▶ _Request_:
Your copy of the material must match it exactly, except that pictures are dropped.

▶ _Information supplied_:
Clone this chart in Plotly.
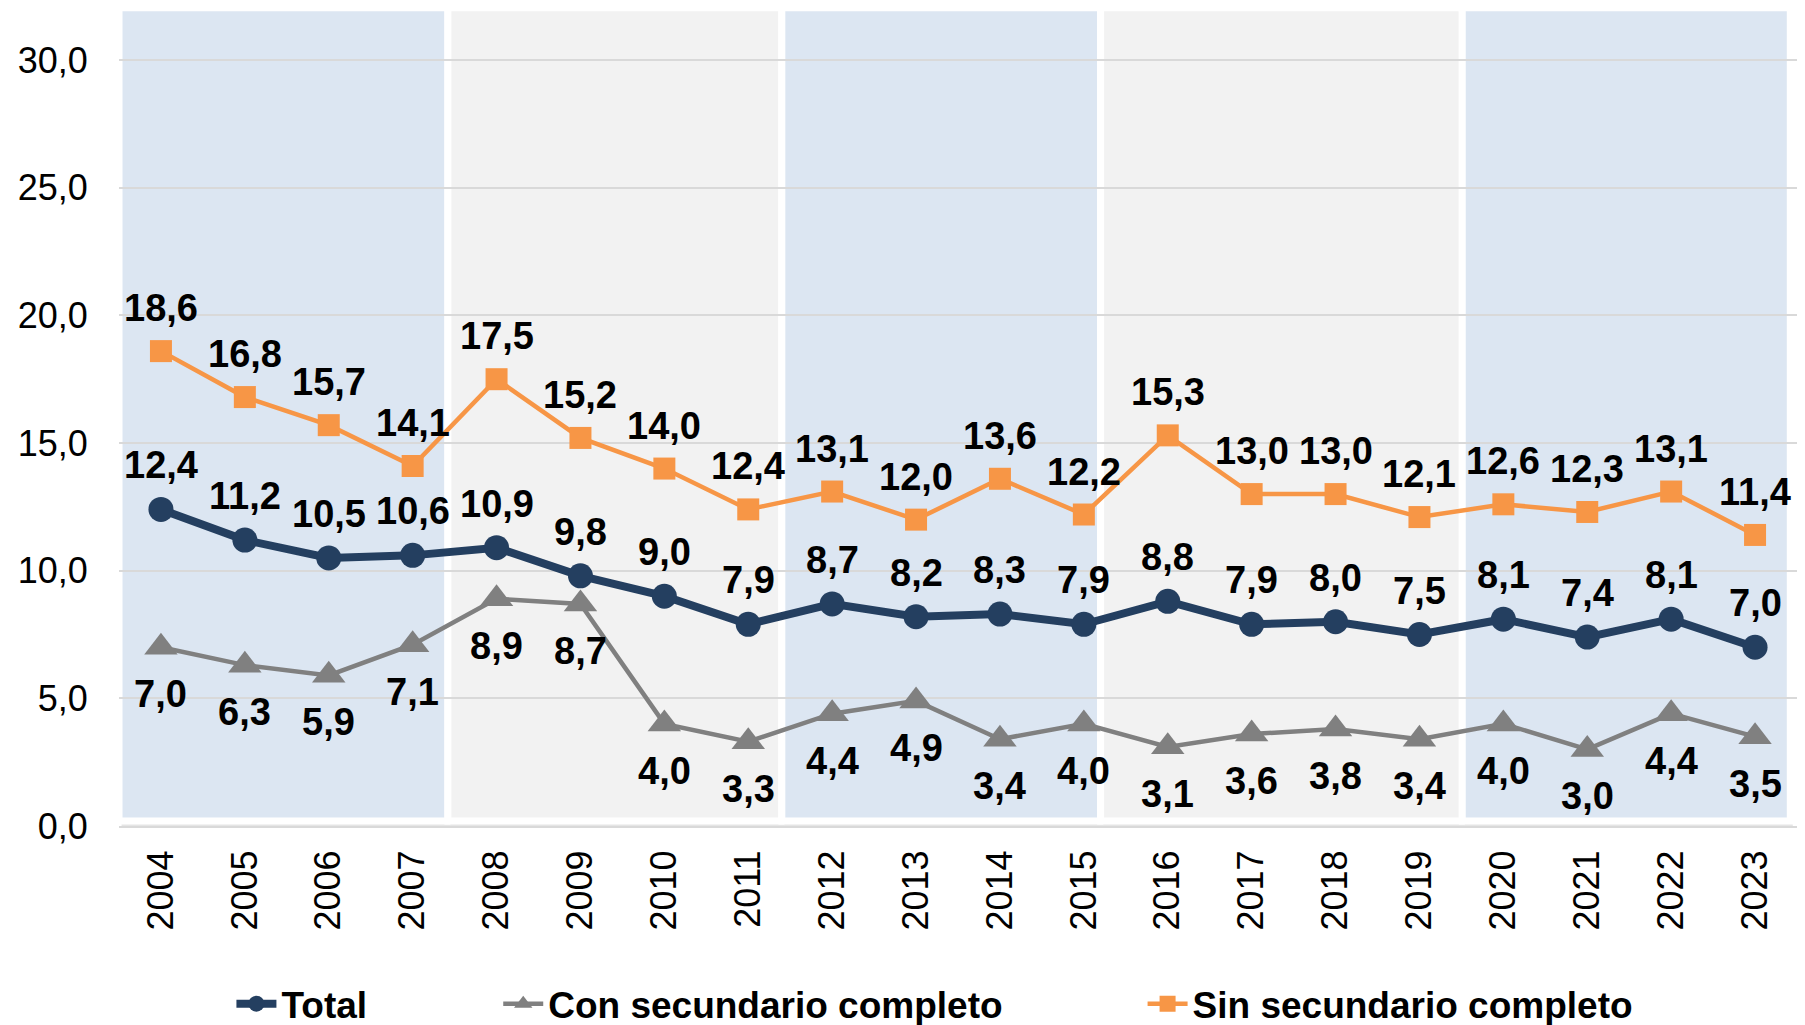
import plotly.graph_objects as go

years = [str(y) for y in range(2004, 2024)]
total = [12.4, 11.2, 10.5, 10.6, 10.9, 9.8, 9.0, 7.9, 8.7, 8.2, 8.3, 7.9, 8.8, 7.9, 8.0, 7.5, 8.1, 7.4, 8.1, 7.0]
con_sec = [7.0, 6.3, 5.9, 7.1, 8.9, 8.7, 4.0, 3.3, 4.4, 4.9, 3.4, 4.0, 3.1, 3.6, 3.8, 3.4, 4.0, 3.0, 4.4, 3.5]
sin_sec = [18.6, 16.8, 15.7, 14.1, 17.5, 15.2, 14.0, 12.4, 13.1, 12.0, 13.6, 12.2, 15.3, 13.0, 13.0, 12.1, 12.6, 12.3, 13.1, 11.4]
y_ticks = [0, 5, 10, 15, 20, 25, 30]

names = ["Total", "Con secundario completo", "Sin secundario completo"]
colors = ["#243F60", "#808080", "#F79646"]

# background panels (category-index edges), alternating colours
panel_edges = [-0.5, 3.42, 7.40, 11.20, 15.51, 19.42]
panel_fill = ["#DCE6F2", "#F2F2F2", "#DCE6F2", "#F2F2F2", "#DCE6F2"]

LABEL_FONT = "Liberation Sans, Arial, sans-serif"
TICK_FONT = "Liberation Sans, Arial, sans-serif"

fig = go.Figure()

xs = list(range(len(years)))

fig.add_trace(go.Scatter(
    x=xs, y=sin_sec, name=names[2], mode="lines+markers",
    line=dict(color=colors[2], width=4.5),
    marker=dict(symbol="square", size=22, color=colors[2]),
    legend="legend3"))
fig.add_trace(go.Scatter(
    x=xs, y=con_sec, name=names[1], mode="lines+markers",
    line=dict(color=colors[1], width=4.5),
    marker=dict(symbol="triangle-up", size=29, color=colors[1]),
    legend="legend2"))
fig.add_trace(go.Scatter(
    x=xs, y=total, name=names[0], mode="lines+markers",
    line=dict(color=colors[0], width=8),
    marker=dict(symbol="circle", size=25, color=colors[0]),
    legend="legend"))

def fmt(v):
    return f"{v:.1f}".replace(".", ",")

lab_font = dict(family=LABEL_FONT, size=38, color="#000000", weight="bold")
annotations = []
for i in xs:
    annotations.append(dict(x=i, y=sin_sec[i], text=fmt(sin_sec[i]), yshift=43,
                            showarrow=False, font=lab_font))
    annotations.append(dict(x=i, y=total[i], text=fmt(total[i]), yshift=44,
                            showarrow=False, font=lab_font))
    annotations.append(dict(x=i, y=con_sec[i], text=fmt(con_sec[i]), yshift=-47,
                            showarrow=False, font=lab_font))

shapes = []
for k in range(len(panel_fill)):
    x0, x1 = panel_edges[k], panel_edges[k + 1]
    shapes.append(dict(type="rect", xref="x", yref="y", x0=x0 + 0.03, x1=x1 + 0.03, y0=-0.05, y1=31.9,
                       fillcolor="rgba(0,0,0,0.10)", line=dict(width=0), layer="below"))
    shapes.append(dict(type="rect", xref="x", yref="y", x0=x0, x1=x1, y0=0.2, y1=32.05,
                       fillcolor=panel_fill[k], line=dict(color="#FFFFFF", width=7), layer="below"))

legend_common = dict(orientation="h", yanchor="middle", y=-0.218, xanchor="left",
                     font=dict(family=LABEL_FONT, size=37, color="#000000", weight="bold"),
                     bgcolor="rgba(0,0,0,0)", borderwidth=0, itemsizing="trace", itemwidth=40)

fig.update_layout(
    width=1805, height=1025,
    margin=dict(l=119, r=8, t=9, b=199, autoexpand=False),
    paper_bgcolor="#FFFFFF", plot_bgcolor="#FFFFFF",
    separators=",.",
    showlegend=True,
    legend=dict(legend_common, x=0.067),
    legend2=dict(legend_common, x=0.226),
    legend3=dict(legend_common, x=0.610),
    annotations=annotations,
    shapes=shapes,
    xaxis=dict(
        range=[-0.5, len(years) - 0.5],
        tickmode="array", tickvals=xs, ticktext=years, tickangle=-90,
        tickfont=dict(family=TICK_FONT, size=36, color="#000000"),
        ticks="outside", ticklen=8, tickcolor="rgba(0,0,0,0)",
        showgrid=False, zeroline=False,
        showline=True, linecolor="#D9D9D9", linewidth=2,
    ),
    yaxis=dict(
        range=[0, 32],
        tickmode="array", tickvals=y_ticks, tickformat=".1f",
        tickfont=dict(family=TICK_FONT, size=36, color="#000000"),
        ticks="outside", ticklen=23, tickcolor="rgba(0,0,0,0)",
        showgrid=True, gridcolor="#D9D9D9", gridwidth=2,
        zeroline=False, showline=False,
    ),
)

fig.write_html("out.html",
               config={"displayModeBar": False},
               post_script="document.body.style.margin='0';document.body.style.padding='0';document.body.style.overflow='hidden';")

▶ _Result_:
Clone this chart in Plotly.
import plotly.graph_objects as go

years = [str(y) for y in range(2004, 2024)]
total = [12.4, 11.2, 10.5, 10.6, 10.9, 9.8, 9.0, 7.9, 8.7, 8.2, 8.3, 7.9, 8.8, 7.9, 8.0, 7.5, 8.1, 7.4, 8.1, 7.0]
con_sec = [7.0, 6.3, 5.9, 7.1, 8.9, 8.7, 4.0, 3.3, 4.4, 4.9, 3.4, 4.0, 3.1, 3.6, 3.8, 3.4, 4.0, 3.0, 4.4, 3.5]
sin_sec = [18.6, 16.8, 15.7, 14.1, 17.5, 15.2, 14.0, 12.4, 13.1, 12.0, 13.6, 12.2, 15.3, 13.0, 13.0, 12.1, 12.6, 12.3, 13.1, 11.4]
y_ticks = [0, 5, 10, 15, 20, 25, 30]

names = ["Total", "Con secundario completo", "Sin secundario completo"]
colors = ["#243F60", "#808080", "#F79646"]

# background panels (category-index edges), alternating colours
panel_edges = [-0.5, 3.42, 7.40, 11.20, 15.51, 19.42]
panel_fill = ["#DCE6F2", "#F2F2F2", "#DCE6F2", "#F2F2F2", "#DCE6F2"]

LABEL_FONT = "Liberation Sans, Arial, sans-serif"
TICK_FONT = "Liberation Sans, Arial, sans-serif"

fig = go.Figure()

xs = list(range(len(years)))

fig.add_trace(go.Scatter(
    x=xs, y=sin_sec, name=names[2], mode="lines+markers",
    line=dict(color=colors[2], width=4.5),
    marker=dict(symbol="square", size=22, color=colors[2]),
    legend="legend3"))
fig.add_trace(go.Scatter(
    x=xs, y=con_sec, name=names[1], mode="lines+markers",
    line=dict(color=colors[1], width=4.5),
    marker=dict(symbol="triangle-up", size=29, color=colors[1]),
    legend="legend2"))
fig.add_trace(go.Scatter(
    x=xs, y=total, name=names[0], mode="lines+markers",
    line=dict(color=colors[0], width=8),
    marker=dict(symbol="circle", size=25, color=colors[0]),
    legend="legend"))

def fmt(v):
    return f"{v:.1f}".replace(".", ",")

lab_font = dict(family=LABEL_FONT, size=38, color="#000000", weight="bold")
annotations = []
for i in xs:
    annotations.append(dict(x=i, y=sin_sec[i], text=fmt(sin_sec[i]), yshift=43,
                            showarrow=False, font=lab_font))
    annotations.append(dict(x=i, y=total[i], text=fmt(total[i]), yshift=44,
                            showarrow=False, font=lab_font))
    annotations.append(dict(x=i, y=con_sec[i], text=fmt(con_sec[i]), yshift=-47,
                            showarrow=False, font=lab_font))

shapes = []
for k in range(len(panel_fill)):
    x0, x1 = panel_edges[k], panel_edges[k + 1]
    shapes.append(dict(type="rect", xref="x", yref="y", x0=x0 + 0.03, x1=x1 + 0.03, y0=-0.05, y1=31.9,
                       fillcolor="rgba(0,0,0,0.10)", line=dict(width=0), layer="below"))
    shapes.append(dict(type="rect", xref="x", yref="y", x0=x0, x1=x1, y0=0.2, y1=32.05,
                       fillcolor=panel_fill[k], line=dict(color="#FFFFFF", width=7), layer="below"))

legend_common = dict(orientation="h", yanchor="middle", y=-0.218, xanchor="left",
                     font=dict(family=LABEL_FONT, size=37, color="#000000", weight="bold"),
                     bgcolor="rgba(0,0,0,0)", borderwidth=0, itemsizing="trace", itemwidth=40)

fig.update_layout(
    width=1805, height=1025,
    margin=dict(l=119, r=8, t=9, b=199, autoexpand=False),
    paper_bgcolor="#FFFFFF", plot_bgcolor="#FFFFFF",
    separators=",.",
    showlegend=True,
    legend=dict(legend_common, x=0.067),
    legend2=dict(legend_common, x=0.226),
    legend3=dict(legend_common, x=0.610),
    annotations=annotations,
    shapes=shapes,
    xaxis=dict(
        range=[-0.5, len(years) - 0.5],
        tickmode="array", tickvals=xs, ticktext=years, tickangle=-90,
        tickfont=dict(family=TICK_FONT, size=36, color="#000000"),
        ticks="outside", ticklen=8, tickcolor="rgba(0,0,0,0)",
        showgrid=False, zeroline=False,
        showline=True, linecolor="#D9D9D9", linewidth=2,
    ),
    yaxis=dict(
        range=[0, 32],
        tickmode="array", tickvals=y_ticks, tickformat=".1f",
        tickfont=dict(family=TICK_FONT, size=36, color="#000000"),
        ticks="outside", ticklen=23, tickcolor="rgba(0,0,0,0)",
        showgrid=True, gridcolor="#D9D9D9", gridwidth=2,
        zeroline=False, showline=False,
    ),
)

fig.write_html("out.html",
               config={"displayModeBar": False},
               post_script="document.body.style.margin='0';document.body.style.padding='0';document.body.style.overflow='hidden';")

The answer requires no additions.